What to produce: Repeat word for word the lines from the one holding "Generate a LaTeX" through the end, both ends included, and leave out every picture.

** START Provided records **

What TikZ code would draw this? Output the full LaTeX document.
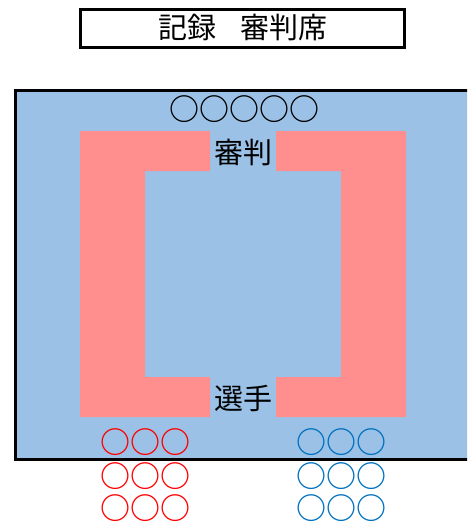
\documentclass[tikz,border=0pt]{standalone}
\usepackage{fontspec}
\newfontfamily\jp{Noto Sans CJK JP}
\newfontfamily\jpb{Noto Sans CJK JP Bold}
\definecolor{courtblue}{RGB}{155,194,230}
\definecolor{matpink}{RGB}{255,143,143}
\definecolor{redteam}{RGB}{255,0,0}
\definecolor{blueteam}{RGB}{0,112,192}
\begin{document}
\begin{tikzpicture}[x=1pt,y=-1pt,
  lbl/.style={inner sep=0pt,font=\jp\fontsize{29}{29}\selectfont},
  marks/.style={inner sep=0pt,font=\jpb\fontsize{30}{30}\selectfont}]
\useasboundingbox (0,0) rectangle (467,525);
\clip (0,0) rectangle (467,525);
% title box
\draw[line width=3pt,fill=white] (80.5,9) rectangle (404,47);
\node[lbl] (title) at (243,28) {記録\kern-0.15em　審判席};
% court
\draw[line width=3pt,fill=courtblue] (15,90.5) rectangle (480,459);
% pink brackets
\fill[matpink] (80,131) -- (210,131) -- (210,171) -- (145,171) -- (145,377)
  -- (210,377) -- (210,417) -- (80,417) -- cycle;
\fill[matpink] (406,131) -- (276,131) -- (276,171) -- (341,171) -- (341,377)
  -- (276,377) -- (276,417) -- (406,417) -- cycle;
\node[lbl] (judge) at (243,152) {審判};
\node[lbl] (player) at (243,398) {選手};
% circles
\node[marks] (top) at (244,109) {○○○○○};
\node[marks,text=redteam] (r1) at (145.5,442) {○○○};
\node[marks,text=redteam] (r2) at (145.5,476) {○○○};
\node[marks,text=redteam] (r3) at (145.5,508) {○○○};
\node[marks,text=blueteam] (b1) at (341.5,442) {○○○};
\node[marks,text=blueteam] (b2) at (341.5,476) {○○○};
\node[marks,text=blueteam] (b3) at (341.5,508) {○○○};
\end{tikzpicture}
\end{document}
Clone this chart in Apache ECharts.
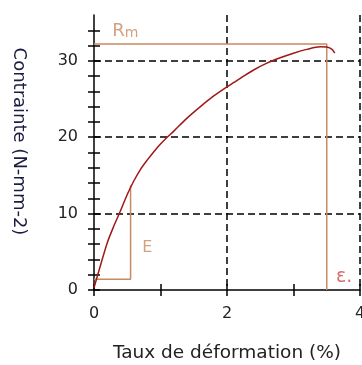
<!DOCTYPE html>
<html>
<head>
<meta charset="utf-8">
<script src="https://cdn.jsdelivr.net/npm/echarts@6/dist/echarts.min.js"></script>
<style>
  html, body { margin: 0; padding: 0; background: #fff; }
  #chart { width: 362px; height: 365px; }
</style>
</head>
<body>
<div id="chart"></div>
<script>
// courbe contrainte / déformation
var strain = [0, 0.1, 0.2, 0.3, 0.4, 0.5, 0.6, 0.7, 0.8, 0.9, 1.0, 1.1, 1.2, 1.4, 1.6, 1.8, 2.0, 2.2, 2.4, 2.6, 2.8, 3.0, 3.2, 3.4, 3.5, 3.58, 3.62]
var stress = [0.3, 3.3, 6.2, 8.4, 10.4, 12.5, 14.3, 15.8, 17.0, 18.1, 19.1, 20.0, 20.8, 22.5, 24.0, 25.4, 26.6, 27.7, 28.8, 29.7, 30.4, 31.0, 31.5, 31.85, 31.8, 31.5, 31.0]

// Rm (résistance max) et triangle du module E
var rmX = [0, 3.5, 3.5]
var rmY = [32.2, 32.2, 0]
var eX = [0, 0.55, 0.55]
var eY = [1.4, 1.4, 13.7]

// étiquettes
var noteText = ['Rm', 'E', 'ε.']
var noteX = [0.47, 0.8, 3.76]
var noteY = [33.9, 5.5, 1.7]

var xTicks = [0, 2, 4]
var yTicks = [0, 10, 20, 30]
var xMinorTicks = [0, 1, 2, 3, 4]
var yMinorTicks = [0, 2, 4, 6, 8, 10, 12, 14, 16, 18, 20, 22, 24, 26, 28, 30, 32, 34]

function pairs(xs, ys) {
  return xs.map(function (x, i) { return [x, ys[i]] })
}

var textColor = '#222'
var tan = '#c88a60'
var tickStyle = { color: '#000', width: 1.5 }

var chart = echarts.init(document.getElementById('chart'))

var baseX = { type: 'value', min: 0, max: 4, gridIndex: 0 }
var baseY = { type: 'value', min: 0, max: 36, gridIndex: 0 }

// axes vides qui ne servent qu'aux graduations (dedans / dehors)
function tickAxis(base, values, inside) {
  return Object.assign({}, base, {
    axisLine: { show: false },
    axisTick: { show: true, inside: inside, length: 6, customValues: values, lineStyle: tickStyle },
    axisLabel: { show: false },
    splitLine: { show: false }
  })
}

var options = {
  animation: false,
  backgroundColor: '#fff',
  grid: { left: 94, right: 2, top: 15, bottom: 75, outerBoundsMode: 'none' },
  xAxis: [
    Object.assign({}, baseX, {
      interval: 2,
      name: 'Taux de déformation (%)',
      nameLocation: 'middle',
      nameGap: 54,
      nameTextStyle: { color: textColor, fontSize: 18.5, fontFamily: 'DejaVu Sans' },
      axisLine: { show: true, lineStyle: { color: '#000', width: 1.5 } },
      axisTick: { show: false },
      axisLabel: {
        margin: 16, color: textColor, fontSize: 16, fontFamily: 'DejaVu Sans',
        formatter: function (v) { return xTicks.indexOf(v) >= 0 ? String(v) : '' }
      },
      splitLine: {
        show: true, showMinLine: false,
        lineStyle: { color: '#000', width: 1.5, type: [7, 4] }
      }
    }),
    tickAxis(baseX, xMinorTicks, false),
    tickAxis(baseX, xMinorTicks, true)
  ],
  yAxis: [
    Object.assign({}, baseY, {
      interval: 10,
      name: 'Contrainte (N-mm-2)',
      nameLocation: 'middle',
      nameRotate: -90,
      nameGap: 66,
      nameTextStyle: {
        color: '#1c1c40', fontSize: 18, fontFamily: 'DejaVu Sans',
        padding: [0, 22, 0, 0]
      },
      axisLine: { show: true, lineStyle: { color: '#000', width: 1.5 } },
      axisTick: { show: false },
      axisLabel: {
        margin: 16, color: textColor, fontSize: 16, fontFamily: 'DejaVu Sans',
        formatter: function (v) { return yTicks.indexOf(v) >= 0 ? String(v) : '' }
      },
      splitLine: {
        show: true, showMinLine: false, showMaxLine: false,
        lineStyle: { color: '#000', width: 1.5, type: [7, 4] }
      }
    }),
    tickAxis(baseY, yMinorTicks, false),
    tickAxis(baseY, yMinorTicks, true)
  ],
  series: [
    {
      name: 'Rm',
      type: 'line',
      xAxisIndex: 0, yAxisIndex: 0,
      data: pairs(rmX, rmY),
      symbol: 'none',
      lineStyle: { color: tan, width: 1.5 },
      z: 3
    },
    {
      name: 'E',
      type: 'line',
      xAxisIndex: 0, yAxisIndex: 0,
      data: pairs(eX, eY),
      symbol: 'none',
      lineStyle: { color: tan, width: 1.5 },
      z: 3
    },
    {
      name: 'courbe',
      type: 'line',
      xAxisIndex: 0, yAxisIndex: 0,
      data: pairs(strain, stress),
      symbol: 'none',
      smooth: 0.3,
      lineStyle: { color: '#a01818', width: 1.5 },
      z: 4
    },
    {
      name: 'notes',
      type: 'scatter',
      xAxisIndex: 0, yAxisIndex: 0,
      symbolSize: 0,
      data: noteText.map(function (t, i) { return { value: [noteX[i], noteY[i]], name: t } }),
      label: {
        show: true,
        position: 'inside',
        formatter: function (p) {
          if (p.name === 'Rm') return '{r|R}{m|m}'
          if (p.name === 'E') return '{e|E}'
          return '{eps|ε.}'
        },
        rich: {
          r: { color: tan, fontSize: 18, fontFamily: 'DejaVu Sans' },
          m: { color: tan, fontSize: 14, fontFamily: 'DejaVu Sans', verticalAlign: 'bottom' },
          e: { color: tan, fontSize: 16, fontFamily: 'DejaVu Sans' },
          eps: { color: '#d04848', fontSize: 19, fontFamily: 'DejaVu Sans' }
        }
      },
      silent: true,
      z: 5
    }
  ]
}

chart.setOption(options)
</script>
</body>
</html>
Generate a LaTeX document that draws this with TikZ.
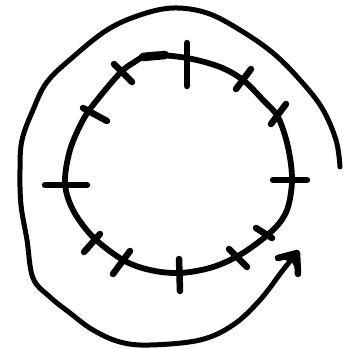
\documentclass[tikz,border=0pt]{standalone}
\usetikzlibrary{arrows.meta}
\begin{document}
\begin{tikzpicture}[x=1pt,y=-1pt,
  loopline/.style={line width=5.8pt,line cap=round,line join=round},
  spiralline/.style={line width=5pt,line cap=round,line join=round},
  tickmark/.style={line width=6.5pt,line cap=round},
  headline/.style={line width=6.5pt,line cap=round,line join=round}]
\useasboundingbox (0,0) rectangle (343,349);
% inner ring
\draw[loopline] plot[smooth cycle,tension=0.55] coordinates {
 (150,55) (187,58) (220,67) (243,80) (263,100) (278,117) (288,147) (292,180)
 (287,210) (273,230) (243,253) (213,267) (180,273) (150,270) (123,260)
 (93,237) (73,210) (65,183) (70,150) (83,120) (97,100) (120,73) (133,63)};
\draw[line width=8.5pt,line cap=round] (143,57) -- (165,55);
% tick marks
\foreach \a/\b in {
 {(187,43)}/{(187,86)},
 {(114,64)}/{(132,82)},
 {(83,108)}/{(107,121)},
 {(45,185)}/{(87,185)},
 {(84,252)}/{(100,234)},
 {(113,274)}/{(130,251)},
 {(179,259)}/{(180,291)},
 {(229,249)}/{(247,267)},
 {(256,228)}/{(272,238)},
 {(273,180)}/{(307,180)},
 {(271,124)}/{(286,104)},
 {(236,89)}/{(251,69)}}
 \draw[tickmark] \a -- \b;
% outer spiral
\coordinate (s0) at (340,167);
\coordinate (tip) at (297,253);
\draw[spiralline] plot[smooth,tension=0.6] coordinates {
 (340,167) (336,140) (322,108) (300,80) (273,53) (240,30) (207,13) (173,8)
 (140,15) (107,30) (73,57) (47,82) (33,110) (22,140) (20,170) (21,205)
 (27,240) (33,278) (50,297) (70,313) (93,330) (120,342) (150,345)
 (200,340) (233,325) (260,300) (283,270) (297,253)};
% arrowhead
\coordinate (barbA) at (278,258);
\coordinate (barbB) at (298,274);
\draw[headline] (barbA) -- (tip) -- (barbB);
\fill (barbA) -- (tip) -- (barbB) -- (292,262) -- cycle;
\end{tikzpicture}
\end{document}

** END Provided records **

Result:
Generate a LaTeX document that draws this with TikZ.
\documentclass[tikz,border=0pt]{standalone}
\usetikzlibrary{arrows.meta}
\begin{document}
\begin{tikzpicture}[x=1pt,y=-1pt,
  loopline/.style={line width=5.8pt,line cap=round,line join=round},
  spiralline/.style={line width=5pt,line cap=round,line join=round},
  tickmark/.style={line width=6.5pt,line cap=round},
  headline/.style={line width=6.5pt,line cap=round,line join=round}]
\useasboundingbox (0,0) rectangle (343,349);
% inner ring
\draw[loopline] plot[smooth cycle,tension=0.55] coordinates {
 (150,55) (187,58) (220,67) (243,80) (263,100) (278,117) (288,147) (292,180)
 (287,210) (273,230) (243,253) (213,267) (180,273) (150,270) (123,260)
 (93,237) (73,210) (65,183) (70,150) (83,120) (97,100) (120,73) (133,63)};
\draw[line width=8.5pt,line cap=round] (143,57) -- (165,55);
% tick marks
\foreach \a/\b in {
 {(187,43)}/{(187,86)},
 {(114,64)}/{(132,82)},
 {(83,108)}/{(107,121)},
 {(45,185)}/{(87,185)},
 {(84,252)}/{(100,234)},
 {(113,274)}/{(130,251)},
 {(179,259)}/{(180,291)},
 {(229,249)}/{(247,267)},
 {(256,228)}/{(272,238)},
 {(273,180)}/{(307,180)},
 {(271,124)}/{(286,104)},
 {(236,89)}/{(251,69)}}
 \draw[tickmark] \a -- \b;
% outer spiral
\coordinate (s0) at (340,167);
\coordinate (tip) at (297,253);
\draw[spiralline] plot[smooth,tension=0.6] coordinates {
 (340,167) (336,140) (322,108) (300,80) (273,53) (240,30) (207,13) (173,8)
 (140,15) (107,30) (73,57) (47,82) (33,110) (22,140) (20,170) (21,205)
 (27,240) (33,278) (50,297) (70,313) (93,330) (120,342) (150,345)
 (200,340) (233,325) (260,300) (283,270) (297,253)};
% arrowhead
\coordinate (barbA) at (278,258);
\coordinate (barbB) at (298,274);
\draw[headline] (barbA) -- (tip) -- (barbB);
\fill (barbA) -- (tip) -- (barbB) -- (292,262) -- cycle;
\end{tikzpicture}
\end{document}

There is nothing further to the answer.